Lucy was immersed in this kind of relational thinking during her eight years spent as professor in the environmental science department at Montana State University. “There was much more emphasis on natural resources in this department and this altered and expanded my engineering focus on models as problem solving tools. I began to link my research more deeply with the actual physical systems, working more collaboratively with people in the field. In a way, my time at Montana was my second PhD.”

Yet don’t expect to see Lucy wading through rivers anytime soon. “I know where my strengths lie, and my great love, from a very early age, has always been mathematics.” Marshall believes that the creative potential of higher level mathematics is largely misunderstood, underestimated or ignored. “We need creativity in mathematics for it to be relevant in a range of fields and disciplines.” She attributes her early academic success in the USA to her awareness that mathematical research, handled with artistry, could be widely applicable. She also believes that this adaptability was consciously fostered in the broad-based training she received from CVEN.

Ecohydrology combines water and streamflow data with vegetation dynamics data

This flexibility is also reflected in the make-up of her ARC team which includes a mathematician, a statistician, an early career eco-hydrologist and an engineering hydrologist. This type of cross fertilisation not only increases the complexity of the input and the subsequent models, but allows these researchers access to knowledge bases, networks and possibilities which would have been unavailable previously.

Ecohydrology creates a natural bridge between engineering and climate change science, increasing its relevance and its capacity to heal the planet. “Ecohydrology combines, in an organic way, water and streamflow data with vegetation dynamics data. In the past the vegetation in a catchment system has often been ignored. But now we are equally concerned with issues such as leaf area indices, evapotranspiration rates, interception and soil moisture dynamics. And if we have a model that incorporates more processes, that has ecohydrological components, then it has the potential to be more robust and more accurate in the face of climatic change.”

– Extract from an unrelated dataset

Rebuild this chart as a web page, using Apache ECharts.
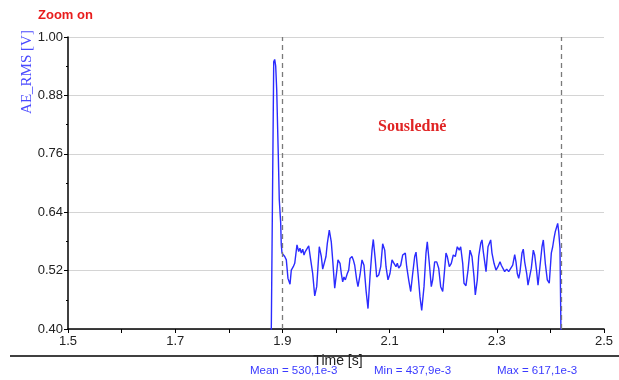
<!DOCTYPE html>
<html>
<head>
<meta charset="utf-8">
<script src="https://cdn.jsdelivr.net/npm/echarts@6/dist/echarts.min.js"></script>
<style>
  html, body { margin: 0; padding: 0; background: #fff; }
  #chart { width: 619px; height: 380px; }
</style>
</head>
<body>
<div id="chart"></div>
<script>
// AE_RMS trace over time [s]
const timeS = [
  1.8785, 1.8838, 1.8856, 1.8875, 1.8894, 1.8924, 1.8942, 1.8968, 1.8979,
  1.8993, 1.9043, 1.9073, 1.9104, 1.9142, 1.9166, 1.9203, 1.9230, 1.9272, 1.9304,
  1.9328, 1.9353, 1.9379, 1.9403, 1.9427, 1.9459, 1.9491, 1.9528, 1.9565, 1.9603,
  1.9640, 1.9688, 1.9726, 1.9752, 1.9776, 1.9813, 1.9838, 1.9875, 1.9912, 1.9938,
  1.9976, 2.0013, 2.0037, 2.0075, 2.0099, 2.0125, 2.0149, 2.0174, 2.0211, 2.0237,
  2.0261, 2.0299, 2.0323, 2.0349, 2.0386, 2.0410, 2.0448, 2.0485, 2.0522, 2.0560,
  2.0597, 2.0634, 2.0672, 2.0696, 2.0733, 2.0759, 2.0797, 2.0834, 2.0871, 2.0909,
  2.0933, 2.0970, 2.1007, 2.1045, 2.1082, 2.1119, 2.1144, 2.1170, 2.1207, 2.1244,
  2.1269, 2.1293, 2.1319, 2.1356, 2.1394, 2.1431, 2.1468, 2.1493, 2.1530, 2.1567,
  2.1599, 2.1642, 2.1679, 2.1703, 2.1741, 2.1778, 2.1804, 2.1841, 2.1879, 2.1916,
  2.1953, 2.1991, 2.2015, 2.2052, 2.2076, 2.2114, 2.2151, 2.2188, 2.2226, 2.2263,
  2.2300, 2.2326, 2.2364, 2.2388, 2.2425, 2.2463, 2.2500, 2.2537, 2.2575, 2.2599,
  2.2636, 2.2662, 2.2700, 2.2724, 2.2748, 2.2774, 2.2799, 2.2836, 2.2860, 2.2886,
  2.2910, 2.2948, 2.2985, 2.3022, 2.3060, 2.3084, 2.3110, 2.3147, 2.3185, 2.3222,
  2.3259, 2.3297, 2.3334, 2.3358, 2.3382, 2.3409, 2.3433, 2.3470, 2.3494, 2.3520,
  2.3558, 2.3582, 2.3619, 2.3644, 2.3681, 2.3707, 2.3744, 2.3769, 2.3806, 2.3843,
  2.3868, 2.3905, 2.3942, 2.3979, 2.4017, 2.4043, 2.4067, 2.4091, 2.4118, 2.4136,
  2.4155, 2.4179, 2.4207
];
const aeRms = [
  0.300, 0.949, 0.954, 0.940, 0.891, 0.754, 0.665, 0.618, 0.573,
  0.556, 0.549, 0.542, 0.504, 0.492, 0.521, 0.528, 0.535, 0.573, 0.559,
  0.566, 0.556, 0.564, 0.552, 0.559, 0.556, 0.571, 0.542, 0.514, 0.468,
  0.487, 0.569, 0.549, 0.523, 0.521, 0.549, 0.576, 0.603, 0.579, 0.542,
  0.484, 0.518, 0.542, 0.535, 0.514, 0.497, 0.507, 0.501, 0.514, 0.521,
  0.545, 0.549, 0.542, 0.531, 0.501, 0.487, 0.511, 0.542, 0.531, 0.480,
  0.442, 0.507, 0.562, 0.584, 0.542, 0.507, 0.511, 0.528, 0.575, 0.562,
  0.528, 0.501, 0.514, 0.542, 0.535, 0.528, 0.535, 0.525, 0.531, 0.552,
  0.549, 0.556, 0.528, 0.501, 0.477, 0.514, 0.549, 0.558, 0.514, 0.466,
  0.438, 0.487, 0.556, 0.579, 0.535, 0.487, 0.501, 0.538, 0.538, 0.525,
  0.487, 0.477, 0.507, 0.556, 0.549, 0.528, 0.535, 0.552, 0.549, 0.569,
  0.562, 0.569, 0.535, 0.494, 0.489, 0.521, 0.562, 0.549, 0.507, 0.470,
  0.501, 0.549, 0.576, 0.583, 0.559, 0.556, 0.518, 0.569, 0.573, 0.583,
  0.556, 0.535, 0.521, 0.528, 0.538, 0.531, 0.528, 0.518, 0.523, 0.518,
  0.521, 0.531, 0.553, 0.538, 0.514, 0.504, 0.518, 0.556, 0.564, 0.538,
  0.514, 0.490, 0.494, 0.525, 0.562, 0.552, 0.518, 0.490, 0.494, 0.569,
  0.583, 0.535, 0.501, 0.494, 0.556, 0.569, 0.586, 0.600, 0.610, 0.617,
  0.600, 0.566, 0.300
];

// Cursor positions bounding the evaluated section
const cursorTimes = [1.9, 2.4155];

const xTickLabels = ['1.5', '1.7', '1.9', '2.1', '2.3', '2.5'];
const statTexts = ['Mean = 530,1e-3', 'Min = 437,9e-3', 'Max = 617,1e-3'];

const SANS = '"Liberation Sans", Arial, sans-serif';
const SERIF = '"Liberation Serif", "Times New Roman", serif';

const chart = echarts.init(document.getElementById('chart'), null, { renderer: 'canvas' });

const seriesData = timeS.map((t, i) => [t, aeRms[i]]);

chart.setOption({
  animation: false,
  backgroundColor: '#ffffff',
  grid: { left: 68, right: 15, top: 37, bottom: 51, containLabel: false },
  xAxis: {
    type: 'value',
    min: 1.5,
    max: 2.5,
    interval: 0.1,
    axisLine: { show: true, onZero: false, lineStyle: { color: '#000', width: 1.5 } },
    axisTick: { show: true, inside: false, length: 4, lineStyle: { color: '#000', width: 1 } },
    splitLine: { show: false },
    axisLabel: {
      color: '#222',
      fontFamily: SANS,
      fontSize: 13,
      margin: 6,
      formatter: function (v) {
        const s = v.toFixed(1);
        return xTickLabels.indexOf(s) >= 0 ? s : '';
      }
    }
  },
  yAxis: {
    type: 'value',
    min: 0.4,
    max: 1.0,
    interval: 0.12,
    axisLine: { show: true, onZero: false, lineStyle: { color: '#000', width: 1.5 } },
    axisTick: { show: true, inside: false, length: 4, lineStyle: { color: '#000', width: 1 } },
    minorTick: { show: true, splitNumber: 2, length: 2, lineStyle: { color: '#000', width: 1 } },
    splitLine: { show: true, lineStyle: { color: '#d4d4d4', width: 1 } },
    axisLabel: {
      color: '#222',
      fontFamily: SANS,
      fontSize: 13,
      margin: 5,
      formatter: function (v) { return v.toFixed(2); }
    }
  },
  series: [{
    type: 'line',
    data: seriesData,
    showSymbol: false,
    symbol: 'none',
    clip: true,
    lineStyle: { color: '#2b2bff', width: 1.4 },
    markLine: {
      silent: true,
      symbol: ['none', 'none'],
      label: { show: false },
      lineStyle: { color: '#7a7a7a', type: [5, 4], width: 1.3 },
      data: cursorTimes.map(t => ({ xAxis: t }))
    }
  }],
  graphic: [
    {
      type: 'text', left: 38, top: 9,
      style: { text: 'Zoom on', fill: '#e81c1c', font: 'bold 13px ' + SANS }
    },
    {
      type: 'text', left: 378, top: 119,
      style: { text: 'Sousledné', fill: '#e02424', font: 'bold 16px ' + SERIF }
    },
    {
      type: 'text', x: 27, y: 72, rotation: Math.PI / 2,
      style: { text: 'AE_RMS [V]', fill: '#4a4aff', font: '15px ' + SERIF, align: 'center', verticalAlign: 'middle' }
    },
    {
      type: 'line',
      shape: { x1: 10, y1: 356, x2: 619, y2: 356 },
      style: { stroke: '#000', lineWidth: 1.5 }
    },
    {
      type: 'text', x: 338, y: 361,
      style: { text: 'Time [s]', fill: '#222', font: '14px ' + SANS, align: 'center', verticalAlign: 'middle' }
    },
    {
      type: 'text', x: 250, y: 371,
      style: { text: statTexts[0], fill: '#3a3aff', font: '11.5px ' + SANS, verticalAlign: 'middle' }
    },
    {
      type: 'text', x: 374, y: 371,
      style: { text: statTexts[1], fill: '#3a3aff', font: '11.5px ' + SANS, verticalAlign: 'middle' }
    },
    {
      type: 'text', x: 497, y: 371,
      style: { text: statTexts[2], fill: '#3a3aff', font: '11.5px ' + SANS, verticalAlign: 'middle' }
    }
  ]
});
</script>
</body>
</html>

So the ARC project “Advancing uncertainty quantification in terrestrial hydrologic systems” marries uncertainty quantification, engineering models as problem solving tools and an actual connection to the complex processes of natural ecosystems to achieve a better estimation of just how important rainfall and evapotranspiration are for any workable hydrological model.

“We can no longer study water in isolation from its environment” says Marshall. “To address climate change effectively, any model representing any water catchment system must include possibilities for massive environmental change. It is the only way a model can work now.”